To ambush the Turkish Air Force F-4 Super Phantom Friday June 22, over Latakia, Syria used Russian-made self-propelled medium range anti-air Buk-M2 missiles (NATO codenamed SA-11) recently supplied by Moscow. The SA-11 can down aircraft flying at altitudes up to 14 kilometers and Mach 3 speed.
Since the sophisticated weapons were delivered to the Assad regime in recent weeks, it must be assumed that local missile crews had not finished training in their use and would have had to rely on help from their Russian instructors to fire one.
This would be the first instance in the 15-month Syrian uprising of an advanced Russian-supplied weapon hitting the military target of a NATO member. Hence the comment from Washington by US State Department spokesperson Victoria Nuland who said: “We’ve seen the reports… We have obviously been in contact with our Turkish ally…. To my knowledge, they haven’t raised this at NATO at this point.”
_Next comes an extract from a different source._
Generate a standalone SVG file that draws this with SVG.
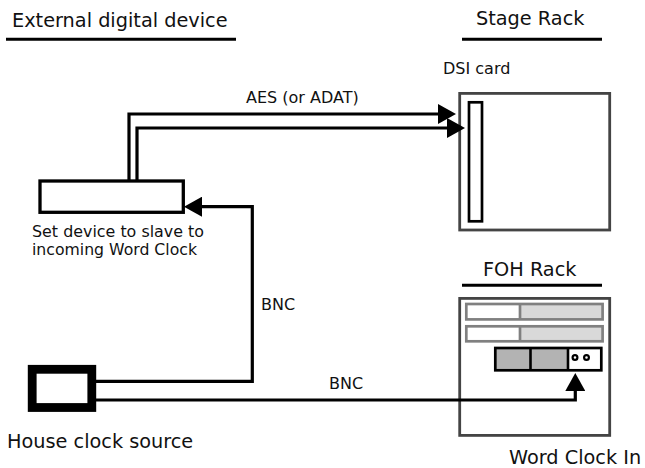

Ankara has repeatedly threatened to ask NATO to invoke the pact’s article 5 obligating members to come to the aid of a fellow member coming under attack. In this case, however, the Turkish Prime Minister Tayyip Erdogan’s rhetoric was relatively restrained. He vowed to “determinedly take necessary steps” in response “once the incident is fully clarified,” leaving Ankara’s response deliberately vague.
President Abdullah Gul spoke out more strongly: “It is impossible to ignore our fighter jet being shot down by Syria,” he said after Damascus admitted to shooting down the plane, claiming its air defenses acted according to standard procedure before realizing it was a Turkish air force jet. Both are searching for the two missing pilots.
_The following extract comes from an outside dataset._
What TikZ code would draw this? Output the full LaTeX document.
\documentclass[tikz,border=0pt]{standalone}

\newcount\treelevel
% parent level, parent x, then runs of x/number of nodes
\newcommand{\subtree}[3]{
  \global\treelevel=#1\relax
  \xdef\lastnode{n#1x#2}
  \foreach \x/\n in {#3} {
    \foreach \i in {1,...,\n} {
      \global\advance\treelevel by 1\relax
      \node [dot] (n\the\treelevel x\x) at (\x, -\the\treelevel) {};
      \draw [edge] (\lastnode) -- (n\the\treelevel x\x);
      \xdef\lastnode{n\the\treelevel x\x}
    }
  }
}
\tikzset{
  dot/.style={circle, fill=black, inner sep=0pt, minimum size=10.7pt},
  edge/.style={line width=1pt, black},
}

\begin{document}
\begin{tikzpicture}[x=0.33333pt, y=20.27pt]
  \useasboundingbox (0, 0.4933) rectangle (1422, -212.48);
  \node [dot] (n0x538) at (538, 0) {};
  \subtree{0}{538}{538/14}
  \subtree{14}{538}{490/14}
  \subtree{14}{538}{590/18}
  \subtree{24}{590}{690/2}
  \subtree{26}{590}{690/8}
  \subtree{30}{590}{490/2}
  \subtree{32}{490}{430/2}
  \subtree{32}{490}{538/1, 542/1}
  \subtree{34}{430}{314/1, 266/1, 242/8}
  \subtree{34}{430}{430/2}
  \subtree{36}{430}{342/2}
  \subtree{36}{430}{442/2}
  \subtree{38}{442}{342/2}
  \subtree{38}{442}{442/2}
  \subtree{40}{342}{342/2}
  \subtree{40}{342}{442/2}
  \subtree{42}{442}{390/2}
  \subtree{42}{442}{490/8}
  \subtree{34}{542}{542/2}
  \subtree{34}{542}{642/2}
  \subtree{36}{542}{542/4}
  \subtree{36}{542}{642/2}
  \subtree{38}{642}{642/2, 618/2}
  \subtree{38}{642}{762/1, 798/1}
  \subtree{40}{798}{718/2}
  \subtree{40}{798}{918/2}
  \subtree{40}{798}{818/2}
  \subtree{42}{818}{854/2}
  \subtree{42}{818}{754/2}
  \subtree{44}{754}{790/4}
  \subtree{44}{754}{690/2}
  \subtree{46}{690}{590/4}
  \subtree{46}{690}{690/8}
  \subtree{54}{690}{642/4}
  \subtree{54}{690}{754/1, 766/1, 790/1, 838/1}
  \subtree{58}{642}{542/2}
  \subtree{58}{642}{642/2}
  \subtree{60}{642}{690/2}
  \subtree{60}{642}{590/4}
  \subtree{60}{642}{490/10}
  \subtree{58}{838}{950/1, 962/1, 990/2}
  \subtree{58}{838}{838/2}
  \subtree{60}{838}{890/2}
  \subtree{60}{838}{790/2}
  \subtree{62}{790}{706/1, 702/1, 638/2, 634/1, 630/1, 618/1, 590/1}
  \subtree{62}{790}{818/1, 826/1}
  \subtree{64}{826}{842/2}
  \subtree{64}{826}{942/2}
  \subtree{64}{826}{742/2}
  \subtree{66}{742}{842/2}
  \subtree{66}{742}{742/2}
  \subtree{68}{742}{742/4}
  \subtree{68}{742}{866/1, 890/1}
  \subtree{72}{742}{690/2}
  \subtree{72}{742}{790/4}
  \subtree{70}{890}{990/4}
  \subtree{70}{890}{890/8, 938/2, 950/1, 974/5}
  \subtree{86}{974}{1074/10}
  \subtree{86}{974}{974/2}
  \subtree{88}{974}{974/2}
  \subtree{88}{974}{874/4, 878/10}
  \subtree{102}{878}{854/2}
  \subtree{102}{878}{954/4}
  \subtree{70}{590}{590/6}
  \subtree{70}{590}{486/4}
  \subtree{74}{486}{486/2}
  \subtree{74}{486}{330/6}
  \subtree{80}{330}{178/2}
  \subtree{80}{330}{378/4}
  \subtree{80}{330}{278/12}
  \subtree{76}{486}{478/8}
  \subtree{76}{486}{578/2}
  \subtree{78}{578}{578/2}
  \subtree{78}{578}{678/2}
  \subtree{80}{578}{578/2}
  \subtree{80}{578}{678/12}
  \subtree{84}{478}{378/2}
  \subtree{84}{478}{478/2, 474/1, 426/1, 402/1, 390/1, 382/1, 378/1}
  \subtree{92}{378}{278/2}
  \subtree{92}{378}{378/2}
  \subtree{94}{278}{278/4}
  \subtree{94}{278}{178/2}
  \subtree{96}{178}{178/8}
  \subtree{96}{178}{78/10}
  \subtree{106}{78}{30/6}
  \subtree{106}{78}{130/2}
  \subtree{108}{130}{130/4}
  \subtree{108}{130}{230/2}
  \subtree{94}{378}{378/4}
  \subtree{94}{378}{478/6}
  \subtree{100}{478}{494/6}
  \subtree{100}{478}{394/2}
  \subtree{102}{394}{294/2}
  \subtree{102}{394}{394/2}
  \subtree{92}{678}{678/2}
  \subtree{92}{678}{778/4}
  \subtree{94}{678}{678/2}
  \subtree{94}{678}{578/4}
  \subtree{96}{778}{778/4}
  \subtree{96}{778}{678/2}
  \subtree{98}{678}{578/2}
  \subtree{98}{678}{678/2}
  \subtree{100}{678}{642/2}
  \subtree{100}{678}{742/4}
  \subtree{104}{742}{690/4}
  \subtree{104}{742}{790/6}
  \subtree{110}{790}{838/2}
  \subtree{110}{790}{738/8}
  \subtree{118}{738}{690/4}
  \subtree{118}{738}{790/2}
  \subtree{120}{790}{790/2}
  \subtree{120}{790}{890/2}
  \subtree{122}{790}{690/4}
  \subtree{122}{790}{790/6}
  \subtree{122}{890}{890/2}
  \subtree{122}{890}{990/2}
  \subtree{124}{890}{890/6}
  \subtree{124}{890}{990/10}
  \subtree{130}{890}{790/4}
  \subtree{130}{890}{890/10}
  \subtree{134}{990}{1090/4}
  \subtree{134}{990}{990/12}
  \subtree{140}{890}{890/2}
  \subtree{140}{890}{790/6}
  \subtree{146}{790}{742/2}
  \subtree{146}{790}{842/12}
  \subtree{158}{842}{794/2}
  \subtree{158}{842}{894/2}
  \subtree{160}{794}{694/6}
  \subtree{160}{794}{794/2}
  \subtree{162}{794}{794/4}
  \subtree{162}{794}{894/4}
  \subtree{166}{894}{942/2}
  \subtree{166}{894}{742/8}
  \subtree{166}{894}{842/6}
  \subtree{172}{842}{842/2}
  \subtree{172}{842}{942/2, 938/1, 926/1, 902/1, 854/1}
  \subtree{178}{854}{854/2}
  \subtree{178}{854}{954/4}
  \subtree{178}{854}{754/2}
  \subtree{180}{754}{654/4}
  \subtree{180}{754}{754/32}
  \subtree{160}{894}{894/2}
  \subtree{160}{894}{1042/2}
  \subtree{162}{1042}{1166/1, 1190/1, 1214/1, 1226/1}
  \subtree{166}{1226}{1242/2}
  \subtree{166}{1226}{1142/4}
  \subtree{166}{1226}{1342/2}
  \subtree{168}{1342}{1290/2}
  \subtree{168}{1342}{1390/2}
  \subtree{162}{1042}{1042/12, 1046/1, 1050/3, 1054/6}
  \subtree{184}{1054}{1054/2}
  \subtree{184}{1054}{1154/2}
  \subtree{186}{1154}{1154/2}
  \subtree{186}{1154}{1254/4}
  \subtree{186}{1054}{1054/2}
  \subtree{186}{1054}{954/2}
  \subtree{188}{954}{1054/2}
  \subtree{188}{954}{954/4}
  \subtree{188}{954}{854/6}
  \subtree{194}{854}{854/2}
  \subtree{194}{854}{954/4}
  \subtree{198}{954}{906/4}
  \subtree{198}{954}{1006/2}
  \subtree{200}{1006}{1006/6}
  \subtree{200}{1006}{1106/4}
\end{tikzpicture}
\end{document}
Turkey promised on Saturday to do “whatever necessary” in response to Syria’s shooting-down of a Turkish fighter, but did not immediately contest an assertion by Damascus that the jet had been in its airspace at the time.
The downing of the aircraft, at a point close to the sea borders of both countries, provided a demonstration of Syria’s formidable Russian-supplied air defenses; one of the many reasons for Western qualms about any military intervention to halt bloodshed in the country.